Design and challenges
Kavitha Selvaraj, director of CR Narayana Rao (CRN) Architects, Chennai, said, “The experience of a passenger in transit should be given utmost importance in the design of intermodal integration.” The first step would be physical connectivity with least hindrances or level changes, she said. So footpaths, ramps and escalators should be designed keeping in mind the access requirement. The second criteria is proper wayfinding systems, using signage, graphics and maps as available in all transit hubs in major metropolitan cities around the world. Third, spaces should be designed to make people feel welcome and safe, with adequate lighting, activated by people movement, and enhanced with art work. I hope the current design for the Chennai central area will integrate the needs of the users who will arrive there in multiple modes, added Selvaraj.
Advait Jani, programme coordinator at the institute for transportation and development policy (ITDP), Chennai, pointed out, “From whatever I’ve seen, the designs are extremely car-centric and not human-centric. The plan to have 2,000-car parking structure in a place where the roads cannot even handle the existing traffic will only add more chaos to this area. The metro is being built so that people switch over to public transport. But if the development is going to be car-centric then there is no reason for people to switch over. This will only encourage more people to use their own transport instead of the metro.”
Cherubal speaks about movement of commuters: “We have recommended street-level crossings where possible.

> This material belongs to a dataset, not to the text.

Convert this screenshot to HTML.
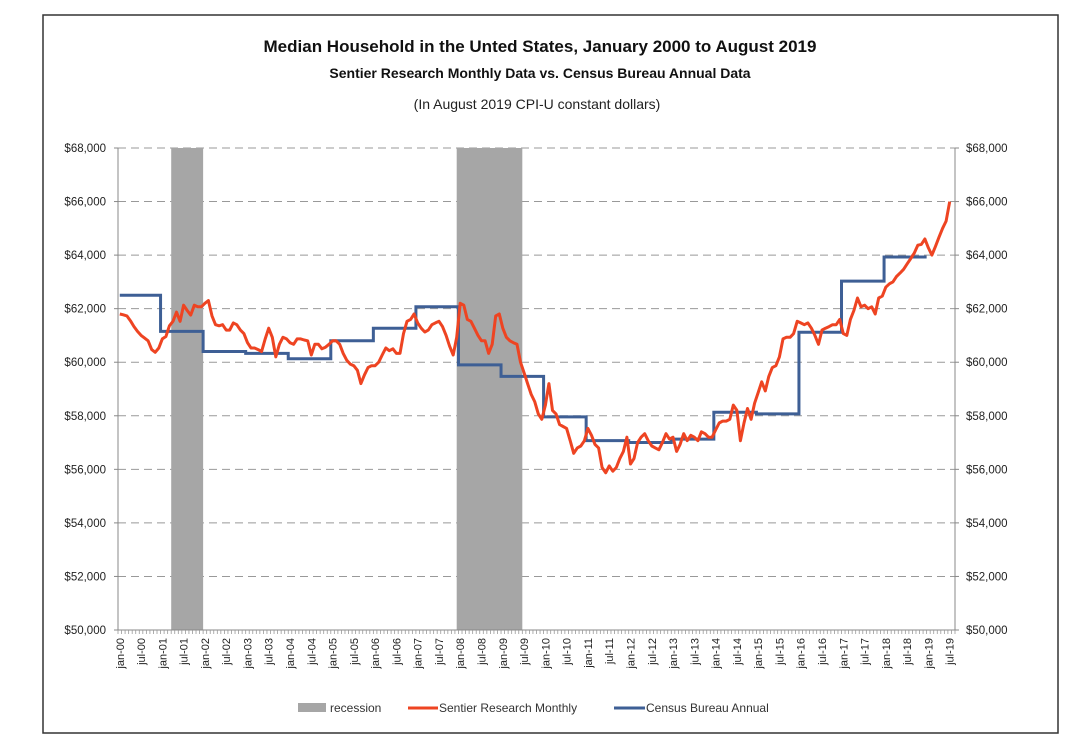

And in some places where street crossing is difficult, they should provide escalators. Subways should be wide enough to have venders and shops so that they provide ‘eyes on the street’ for safety since you can’t have police in every subway”.
Jani, however, said the plan was to construct six subways that connect the two sides of EVR Salai. Such interventions are done under the name of ‘pedestrian safety’, but these are very uncomfortable for pedestrians to use and soon become unpopular. It is not advisable to have such a system in a place where the passenger volume is as high as five to eight lakhs per day. Having interventions such as subways and foot over-bridges are 19th century infrastructures. Most modern countries have done away with such outdated infrastructures and focus more on improving the passenger experience.